You’ve missed the back story.
Hard core college basketball fans don’t wait until the Super Bowl to watch games. We’ve been following play since November. We’re not just interested in the year-end poll standings. We want to know how a team got there.
Were they improving at year’s end? …Do they have injured players back? …Do they feature improving freshmen?… Do they hit their foul shots?…… And most of all, do they play with character and poise at crunch time?

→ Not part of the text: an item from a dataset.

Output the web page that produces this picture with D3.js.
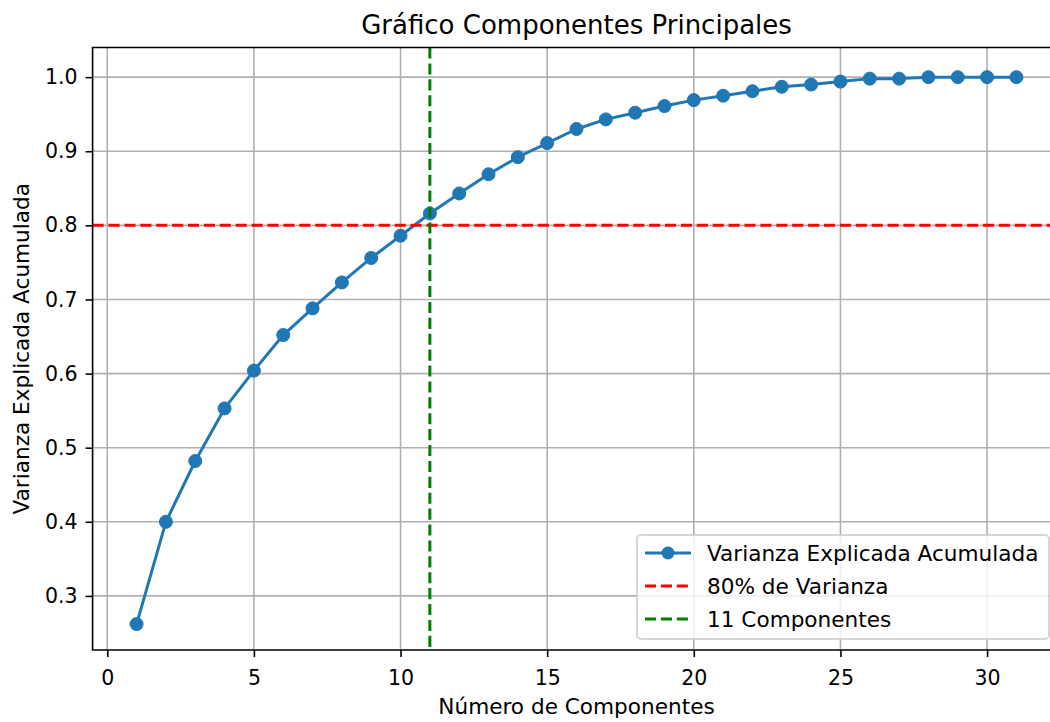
<!DOCTYPE html>
<html>
<head>
<meta charset="utf-8">
<script src="https://cdn.jsdelivr.net/npm/d3@7"></script>
<style>
  html, body { margin: 0; padding: 0; background: #fff; }
  svg { display: block; font-family: "DejaVu Sans", sans-serif; }
</style>
</head>
<body>
<svg id="chart" width="1050" height="722"></svg>
<script>
// ---- data ----
const components = [1,2,3,4,5,6,7,8,9,10,11,12,13,14,15,16,17,18,19,20,21,22,23,24,25,26,27,28,29,30,31];
const cumulativeVariance = [0.262,0.400,0.482,0.553,0.604,0.652,0.688,0.723,0.756,0.786,0.816,0.843,0.869,0.892,0.911,0.930,0.943,0.952,0.961,0.969,0.975,0.981,0.987,0.990,0.994,0.998,0.998,1.000,1.000,1.000,1.000];
const xTicks = [0,5,10,15,20,25,30];
const yTicks = [0.3,0.4,0.5,0.6,0.7,0.8,0.9,1.0];
const thresholdValue = [0.8];
const nComponents = [11];
const labels = {
  title: "Gráfico Componentes Principales",
  x: "Número de Componentes",
  y: "Varianza Explicada Acumulada",
  series: "Varianza Explicada Acumulada",
  threshold: "80% de Varianza",
  comps: "11 Componentes"
};

(function () {
// ---- layout ----
const svg = d3.select("#chart");
const pL = 92.6, pR = 1060.4, pT = 47.5, pB = 650;
const x = d3.scaleLinear().domain([-0.5, 32.5]).range([pL, pR]);
const y = d3.scaleLinear().domain([0.227, 1.040]).range([pB, pT]);
const blue = "#1f77b4";

svg.append("defs").append("clipPath").attr("id", "clip")
  .append("rect").attr("x", pL).attr("y", pT).attr("width", pR - pL).attr("height", pB - pT);

// grid
const grid = svg.append("g").attr("clip-path", "url(#clip)");
grid.selectAll(".gx").data(xTicks).enter().append("line")
  .attr("x1", d => x(d)).attr("x2", d => x(d)).attr("y1", pT).attr("y2", pB)
  .attr("stroke", "#b0b0b0").attr("stroke-width", 1.6);
grid.selectAll(".gy").data(yTicks).enter().append("line")
  .attr("x1", pL).attr("x2", pR).attr("y1", d => y(d)).attr("y2", d => y(d))
  .attr("stroke", "#b0b0b0").attr("stroke-width", 1.6);

// data
const plot = svg.append("g").attr("clip-path", "url(#clip)");
const pts = components.map((c, i) => [c, cumulativeVariance[i]]);
plot.append("path").datum(pts)
  .attr("d", d3.line().x(d => x(d[0])).y(d => y(d[1])))
  .attr("fill", "none").attr("stroke", blue).attr("stroke-width", 3)
  .attr("stroke-linejoin", "round").attr("stroke-linecap", "square");
plot.selectAll("circle.pt").data(pts).enter().append("circle")
  .attr("cx", d => x(d[0])).attr("cy", d => y(d[1])).attr("r", 6.5)
  .attr("fill", blue).attr("stroke", blue).attr("stroke-width", 1);

// reference lines
plot.selectAll(".hline").data(thresholdValue).enter().append("line")
  .attr("x1", pL).attr("x2", pR).attr("y1", d => y(d)).attr("y2", d => y(d))
  .attr("stroke", "red").attr("stroke-width", 3).attr("stroke-dasharray", "11.1,4.8");
plot.selectAll(".vline").data(nComponents).enter().append("line")
  .attr("x1", d => x(d)).attr("x2", d => x(d)).attr("y1", pT).attr("y2", pB)
  .attr("stroke", "green").attr("stroke-width", 3).attr("stroke-dasharray", "11.1,4.8");

// axes
const xAxis = d3.axisBottom(x).tickValues(xTicks).tickSizeInner(7).tickSizeOuter(0).tickPadding(7).tickFormat(d3.format("d"));
const gx = svg.append("g").attr("transform", `translate(0,${pB})`).call(xAxis);
const yAxis = d3.axisLeft(y).tickValues(yTicks).tickSizeInner(7).tickSizeOuter(0).tickPadding(8).tickFormat(d3.format(".1f"));
const gy = svg.append("g").attr("transform", `translate(${pL},0)`).call(yAxis);
[gx, gy].forEach(g => {
  g.select(".domain").remove();
  g.selectAll(".tick line").attr("stroke", "#000").attr("stroke-width", 1.6);
  g.selectAll(".tick text").attr("fill", "#000").style("font-size", "20.5px").style("font-family", "DejaVu Sans");
});
gx.selectAll(".tick text").attr("dy", null).attr("y", 35);

// spines
svg.append("line").attr("x1", pL).attr("x2", pL).attr("y1", pT).attr("y2", pB).attr("stroke", "#000").attr("stroke-width", 1.6);
svg.append("line").attr("x1", pL - 0.8).attr("x2", 1050).attr("y1", pB).attr("y2", pB).attr("stroke", "#000").attr("stroke-width", 1.6);
svg.append("line").attr("x1", pL - 0.8).attr("x2", 1050).attr("y1", pT).attr("y2", pT).attr("stroke", "#000").attr("stroke-width", 1.6);

// titles
svg.append("text").attr("x", (pL + pR) / 2).attr("y", 34).attr("text-anchor", "middle")
  .style("font-size", "26px").attr("fill", "#000").text(labels.title);
svg.append("text").attr("x", (pL + pR) / 2).attr("y", 714).attr("text-anchor", "middle")
  .style("font-size", "21.6px").attr("fill", "#000").text(labels.x);
svg.append("text").attr("transform", `translate(29,${(pT + pB) / 2}) rotate(-90)`).attr("text-anchor", "middle")
  .style("font-size", "21.6px").attr("fill", "#000").text(labels.y);

// legend
const lg = svg.append("g");
lg.append("rect").attr("x", 637).attr("y", 535).attr("width", 412).attr("height", 104).attr("rx", 4)
  .attr("fill", "#fff").attr("fill-opacity", 0.8).attr("stroke", "#cccccc").attr("stroke-opacity", 0.8).attr("stroke-width", 2);
const legendItems = [
  { label: labels.series, color: blue, dash: null, marker: true },
  { label: labels.threshold, color: "red", dash: "11.1,4.8", marker: false },
  { label: labels.comps, color: "green", dash: "11.1,4.8", marker: false }
];
legendItems.forEach((it, i) => {
  const cy = 553 + i * 33;
  lg.append("line").attr("x1", 645).attr("x2", 691).attr("y1", cy).attr("y2", cy)
    .attr("stroke", it.color).attr("stroke-width", 3).attr("stroke-dasharray", it.dash);
  if (it.marker) lg.append("circle").attr("cx", 668).attr("cy", cy).attr("r", 6.5).attr("fill", it.color);
  lg.append("text").attr("x", 707).attr("y", cy + 7.5).style("font-size", "21.6px").attr("fill", "#000").text(it.label);
});
})();
</script>
</body>
</html>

And after all the analysis, one is startled to find that there is no transitivity in college basketball. You would think that if Team A beats Team B, which owns a decisive victory over Team C, then Team A will beat Team C on its home court. Wrong. In the space of one Big East fortnight in January, Pitt beat Syracuse, which clubbed Georgetown, which beat Pitt decisively in Pittsburgh.
Because of the high turnover in rosters and the growth and maturation of young players, no other sport exhibits the potential for change in a team’s performance over the course of a season as does college basketball. Teams advance, or regress, weekly, or from game to game. Michigan State was last year’s example of a team coming together late. Davidson shined two years ago. This year, the breakout team may be Syracuse.. or Wisconsin..or Baylor.. or BYU.
But the good news is that you don’t have to be an expert to enjoy college hoops, where the fans are rabid and the players put out every night. In fact, the latecomers, les arrividistes, often do better in their brackets than do the self-proclaimed savants, such as this writer, who are inevitably victimized disproportionately by buzzer beaters, blown calls, unlikely comebacks, or just plain bad beats.
If that sounds like sour grapes, it is. But I must leave you now. Villanova tips off at West Virginia at 7:00, and I’ve got to do my research.